Data lines:
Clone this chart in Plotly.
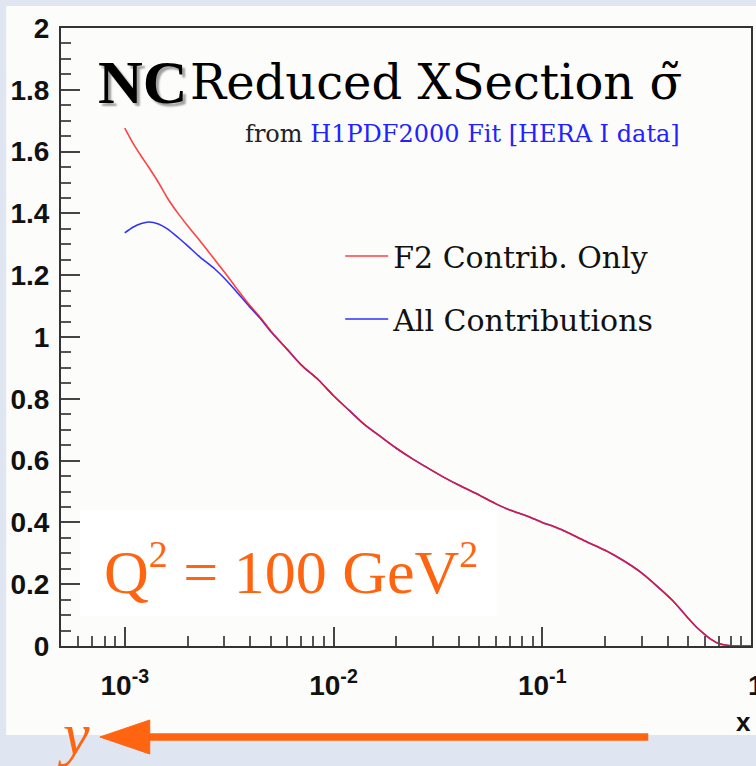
import plotly.graph_objects as go

# ---------------- data ----------------
x_vals = [1.0e-3, 1.1e-3, 1.2e-3, 1.3e-3, 1.45e-3, 1.6e-3, 1.8e-3, 2.0e-3, 2.3e-3,
          2.7e-3, 3.0e-3, 3.5e-3, 4.0e-3, 4.5e-3, 5.0e-3, 6.0e-3, 7.0e-3, 8.5e-3,
          1.0e-2, 1.2e-2, 1.4e-2, 1.7e-2, 2.0e-2, 2.4e-2, 2.8e-2, 3.4e-2, 4.0e-2,
          5.0e-2, 6.0e-2, 7.0e-2, 8.5e-2, 0.10, 0.115, 0.13, 0.16, 0.20, 0.24, 0.27,
          0.30, 0.36, 0.42, 0.50, 0.55, 0.60, 0.65, 0.70, 0.80, 0.90, 1.0]
f2_only = [1.676, 1.625, 1.585, 1.55, 1.50, 1.45, 1.40, 1.36, 1.31,
           1.25, 1.21, 1.15, 1.10, 1.06, 1.02, 0.96, 0.91, 0.86,
           0.81, 0.76, 0.718, 0.675, 0.64, 0.605, 0.578, 0.545, 0.52,
           0.488, 0.46, 0.44, 0.42, 0.40, 0.385, 0.37, 0.34, 0.31, 0.28, 0.258,
           0.236, 0.19, 0.148, 0.09, 0.06, 0.038, 0.02, 0.008, 0.001, 0.0, 0.0]
all_contrib = [1.337, 1.356, 1.367, 1.372, 1.366, 1.350, 1.322, 1.295, 1.258,
               1.22, 1.19, 1.14, 1.095, 1.057, 1.018, 0.96, 0.91, 0.86,
               0.81, 0.76, 0.718, 0.675, 0.64, 0.605, 0.578, 0.545, 0.52,
               0.488, 0.46, 0.44, 0.42, 0.40, 0.385, 0.37, 0.34, 0.31, 0.28, 0.258,
               0.236, 0.19, 0.148, 0.09, 0.06, 0.038, 0.02, 0.008, 0.001, 0.0, 0.0]
series_names = ["F2 Contrib. Only", "All Contributions"]
x_major_ticks = [1e-3, 1e-2, 1e-1, 1.0]
x_tick_text = ["10<sup>-3</sup>", "10<sup>-2</sup>", "10<sup>-1</sup>", "1"]
x_minor_ticks = [m * 10.0 ** e for e in (-4, -3, -2, -1) for m in range(2, 10)]
title_main = "Reduced XSection σ̃"
subtitle_black = "from "
subtitle_blue = "H1PDF2000 Fit [HERA I data]"
q2_label = ("Q<sup><span style='font-size:38px'>2</span></sup> = 100 "
            "GeV<sup><span style='font-size:38px'>2</span></sup>")

# ---------------- layout geometry ----------------
W, H = 756, 766
L, R, T, B = 61, 3, 28, 120
PW, PH = W - L - R, H - T - B


def px(X):
    return (X - L) / PW


def py(Y):
    return (T + PH - Y) / PH


ORANGE = "#ff6410"
BG_OUT = "#dfe6f2"
PANEL = "#fcfcfa"
TICKFONT = dict(family="Liberation Sans", size=28, color="#111", weight="bold")

fig = go.Figure()
fig.add_trace(go.Scatter(x=x_vals, y=all_contrib, mode="lines", name=series_names[1],
                         line=dict(color="#3030ff", width=1.6, shape="spline",
                                   smoothing=0.8),
                         legendrank=2, legendgroup="b"))
fig.add_trace(go.Scatter(x=x_vals, y=f2_only, mode="lines", name=series_names[0],
                         line=dict(color="rgba(255,20,20,0.8)", width=1.6,
                                   shape="spline", smoothing=0.8),
                         legendrank=1, legendgroup="a"))

axis_common = dict(showgrid=False, zeroline=False, showline=True, linecolor="#333",
                   linewidth=2, mirror=True, ticks="inside", tickcolor="#444",
                   tickwidth=1.5, tickfont=TICKFONT)

fig.update_xaxes(type="log", range=[-3.3055, 0.0], tickmode="array",
                 tickvals=x_major_ticks, ticktext=x_tick_text, ticklen=19,
                 ticklabelstandoff=13,
                 minor=dict(tickmode="array", tickvals=x_minor_ticks, ticks="inside",
                            ticklen=10, tickwidth=1.5, tickcolor="#555"),
                 **axis_common)
fig.update_yaxes(range=[0, 2], dtick=0.2, tick0=0, ticklen=19,
                 tickformat="~g", ticklabelstandoff=4,
                 minor=dict(dtick=0.05, ticks="inside", ticklen=10, tickwidth=1.5,
                            tickcolor="#555"),
                 **axis_common)

shapes = [
    # white panel
    dict(type="rect", xref="paper", yref="paper", x0=px(6), x1=px(760), y0=py(735),
         y1=py(6), fillcolor=PANEL, line=dict(width=0), layer="below"),
    # white box behind Q^2 label
    dict(type="rect", xref="paper", yref="paper", x0=px(80), x1=px(498), y0=py(616),
         y1=py(510), fillcolor="#ffffff", line=dict(width=0), layer="below"),
    # arrow shaft
    dict(type="line", xref="paper", yref="paper", x0=px(145), x1=px(650), y0=py(737),
         y1=py(737), line=dict(color=ORANGE, width=7.5)),
    # arrow head
    dict(type="path", xref="paper", yref="paper",
         path=f"M{px(100)},{py(737)} L{px(150)},{py(720)} L{px(150)},{py(754)} Z",
         fillcolor=ORANGE, line=dict(color=ORANGE, width=1)),
]

annotations = [
    dict(text="NC", x=px(96), y=py(82), xanchor="left", yanchor="middle",
         font=dict(family="Liberation Serif", size=62, color="black", weight="bold",
                   shadow="3px 3px 2px #a0a0a0")),
    dict(text=title_main, x=px(188), y=py(82), xanchor="left", yanchor="middle",
         font=dict(family="DejaVu Serif", size=48, color="black")),
    dict(text=subtitle_black + f"<span style='color:#2222ff'>{subtitle_blue}</span>",
         x=px(244), y=py(134), xanchor="left", yanchor="middle",
         font=dict(family="DejaVu Serif", size=24, color="#222")),
    dict(text=q2_label, x=px(102), y=py(569), xanchor="left", yanchor="middle",
         font=dict(family="Liberation Serif", size=62, color=ORANGE)),
    dict(text="x", x=px(745), y=py(722), xanchor="center", yanchor="middle",
         font=dict(family="Liberation Sans", size=26, color="#111", weight="bold")),
    dict(text="y", x=px(74), y=py(734), xanchor="center", yanchor="middle",
         font=dict(family="Liberation Serif", size=60, color=ORANGE, style="italic")),
    # the "1" tick label that is cut by the right edge in the reference
    dict(text=x_tick_text[-1], x=px(748), y=py(686), xanchor="left", yanchor="middle",
         font=TICKFONT),
]
for a in annotations:
    a.update(xref="paper", yref="paper", showarrow=False)

fig.update_layout(
    width=W, height=H,
    margin=dict(l=L, r=R, t=T, b=B, pad=0),
    paper_bgcolor=BG_OUT, plot_bgcolor="rgba(0,0,0,0)",
    shapes=shapes, annotations=annotations,
    showlegend=True,
    legend=dict(x=px(341), y=py(230), xanchor="left", yanchor="top",
                bgcolor="rgba(0,0,0,0)", borderwidth=0, traceorder="grouped",
                tracegroupgap=21, itemwidth=43,
                font=dict(family="DejaVu Serif", size=30, color="#111")),
)

fig.write_html("out.html")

What you should do: Restate the data above word for word. Do not include the images.

Worked solution:
Clone this chart in Plotly.
import plotly.graph_objects as go

# ---------------- data ----------------
x_vals = [1.0e-3, 1.1e-3, 1.2e-3, 1.3e-3, 1.45e-3, 1.6e-3, 1.8e-3, 2.0e-3, 2.3e-3,
          2.7e-3, 3.0e-3, 3.5e-3, 4.0e-3, 4.5e-3, 5.0e-3, 6.0e-3, 7.0e-3, 8.5e-3,
          1.0e-2, 1.2e-2, 1.4e-2, 1.7e-2, 2.0e-2, 2.4e-2, 2.8e-2, 3.4e-2, 4.0e-2,
          5.0e-2, 6.0e-2, 7.0e-2, 8.5e-2, 0.10, 0.115, 0.13, 0.16, 0.20, 0.24, 0.27,
          0.30, 0.36, 0.42, 0.50, 0.55, 0.60, 0.65, 0.70, 0.80, 0.90, 1.0]
f2_only = [1.676, 1.625, 1.585, 1.55, 1.50, 1.45, 1.40, 1.36, 1.31,
           1.25, 1.21, 1.15, 1.10, 1.06, 1.02, 0.96, 0.91, 0.86,
           0.81, 0.76, 0.718, 0.675, 0.64, 0.605, 0.578, 0.545, 0.52,
           0.488, 0.46, 0.44, 0.42, 0.40, 0.385, 0.37, 0.34, 0.31, 0.28, 0.258,
           0.236, 0.19, 0.148, 0.09, 0.06, 0.038, 0.02, 0.008, 0.001, 0.0, 0.0]
all_contrib = [1.337, 1.356, 1.367, 1.372, 1.366, 1.350, 1.322, 1.295, 1.258,
               1.22, 1.19, 1.14, 1.095, 1.057, 1.018, 0.96, 0.91, 0.86,
               0.81, 0.76, 0.718, 0.675, 0.64, 0.605, 0.578, 0.545, 0.52,
               0.488, 0.46, 0.44, 0.42, 0.40, 0.385, 0.37, 0.34, 0.31, 0.28, 0.258,
               0.236, 0.19, 0.148, 0.09, 0.06, 0.038, 0.02, 0.008, 0.001, 0.0, 0.0]
series_names = ["F2 Contrib. Only", "All Contributions"]
x_major_ticks = [1e-3, 1e-2, 1e-1, 1.0]
x_tick_text = ["10<sup>-3</sup>", "10<sup>-2</sup>", "10<sup>-1</sup>", "1"]
x_minor_ticks = [m * 10.0 ** e for e in (-4, -3, -2, -1) for m in range(2, 10)]
title_main = "Reduced XSection σ̃"
subtitle_black = "from "
subtitle_blue = "H1PDF2000 Fit [HERA I data]"
q2_label = ("Q<sup><span style='font-size:38px'>2</span></sup> = 100 "
            "GeV<sup><span style='font-size:38px'>2</span></sup>")

# ---------------- layout geometry ----------------
W, H = 756, 766
L, R, T, B = 61, 3, 28, 120
PW, PH = W - L - R, H - T - B


def px(X):
    return (X - L) / PW


def py(Y):
    return (T + PH - Y) / PH


ORANGE = "#ff6410"
BG_OUT = "#dfe6f2"
PANEL = "#fcfcfa"
TICKFONT = dict(family="Liberation Sans", size=28, color="#111", weight="bold")

fig = go.Figure()
fig.add_trace(go.Scatter(x=x_vals, y=all_contrib, mode="lines", name=series_names[1],
                         line=dict(color="#3030ff", width=1.6, shape="spline",
                                   smoothing=0.8),
                         legendrank=2, legendgroup="b"))
fig.add_trace(go.Scatter(x=x_vals, y=f2_only, mode="lines", name=series_names[0],
                         line=dict(color="rgba(255,20,20,0.8)", width=1.6,
                                   shape="spline", smoothing=0.8),
                         legendrank=1, legendgroup="a"))

axis_common = dict(showgrid=False, zeroline=False, showline=True, linecolor="#333",
                   linewidth=2, mirror=True, ticks="inside", tickcolor="#444",
                   tickwidth=1.5, tickfont=TICKFONT)

fig.update_xaxes(type="log", range=[-3.3055, 0.0], tickmode="array",
                 tickvals=x_major_ticks, ticktext=x_tick_text, ticklen=19,
                 ticklabelstandoff=13,
                 minor=dict(tickmode="array", tickvals=x_minor_ticks, ticks="inside",
                            ticklen=10, tickwidth=1.5, tickcolor="#555"),
                 **axis_common)
fig.update_yaxes(range=[0, 2], dtick=0.2, tick0=0, ticklen=19,
                 tickformat="~g", ticklabelstandoff=4,
                 minor=dict(dtick=0.05, ticks="inside", ticklen=10, tickwidth=1.5,
                            tickcolor="#555"),
                 **axis_common)

shapes = [
    # white panel
    dict(type="rect", xref="paper", yref="paper", x0=px(6), x1=px(760), y0=py(735),
         y1=py(6), fillcolor=PANEL, line=dict(width=0), layer="below"),
    # white box behind Q^2 label
    dict(type="rect", xref="paper", yref="paper", x0=px(80), x1=px(498), y0=py(616),
         y1=py(510), fillcolor="#ffffff", line=dict(width=0), layer="below"),
    # arrow shaft
    dict(type="line", xref="paper", yref="paper", x0=px(145), x1=px(650), y0=py(737),
         y1=py(737), line=dict(color=ORANGE, width=7.5)),
    # arrow head
    dict(type="path", xref="paper", yref="paper",
         path=f"M{px(100)},{py(737)} L{px(150)},{py(720)} L{px(150)},{py(754)} Z",
         fillcolor=ORANGE, line=dict(color=ORANGE, width=1)),
]

annotations = [
    dict(text="NC", x=px(96), y=py(82), xanchor="left", yanchor="middle",
         font=dict(family="Liberation Serif", size=62, color="black", weight="bold",
                   shadow="3px 3px 2px #a0a0a0")),
    dict(text=title_main, x=px(188), y=py(82), xanchor="left", yanchor="middle",
         font=dict(family="DejaVu Serif", size=48, color="black")),
    dict(text=subtitle_black + f"<span style='color:#2222ff'>{subtitle_blue}</span>",
         x=px(244), y=py(134), xanchor="left", yanchor="middle",
         font=dict(family="DejaVu Serif", size=24, color="#222")),
    dict(text=q2_label, x=px(102), y=py(569), xanchor="left", yanchor="middle",
         font=dict(family="Liberation Serif", size=62, color=ORANGE)),
    dict(text="x", x=px(745), y=py(722), xanchor="center", yanchor="middle",
         font=dict(family="Liberation Sans", size=26, color="#111", weight="bold")),
    dict(text="y", x=px(74), y=py(734), xanchor="center", yanchor="middle",
         font=dict(family="Liberation Serif", size=60, color=ORANGE, style="italic")),
    # the "1" tick label that is cut by the right edge in the reference
    dict(text=x_tick_text[-1], x=px(748), y=py(686), xanchor="left", yanchor="middle",
         font=TICKFONT),
]
for a in annotations:
    a.update(xref="paper", yref="paper", showarrow=False)

fig.update_layout(
    width=W, height=H,
    margin=dict(l=L, r=R, t=T, b=B, pad=0),
    paper_bgcolor=BG_OUT, plot_bgcolor="rgba(0,0,0,0)",
    shapes=shapes, annotations=annotations,
    showlegend=True,
    legend=dict(x=px(341), y=py(230), xanchor="left", yanchor="top",
                bgcolor="rgba(0,0,0,0)", borderwidth=0, traceorder="grouped",
                tracegroupgap=21, itemwidth=43,
                font=dict(family="DejaVu Serif", size=30, color="#111")),
)

fig.write_html("out.html")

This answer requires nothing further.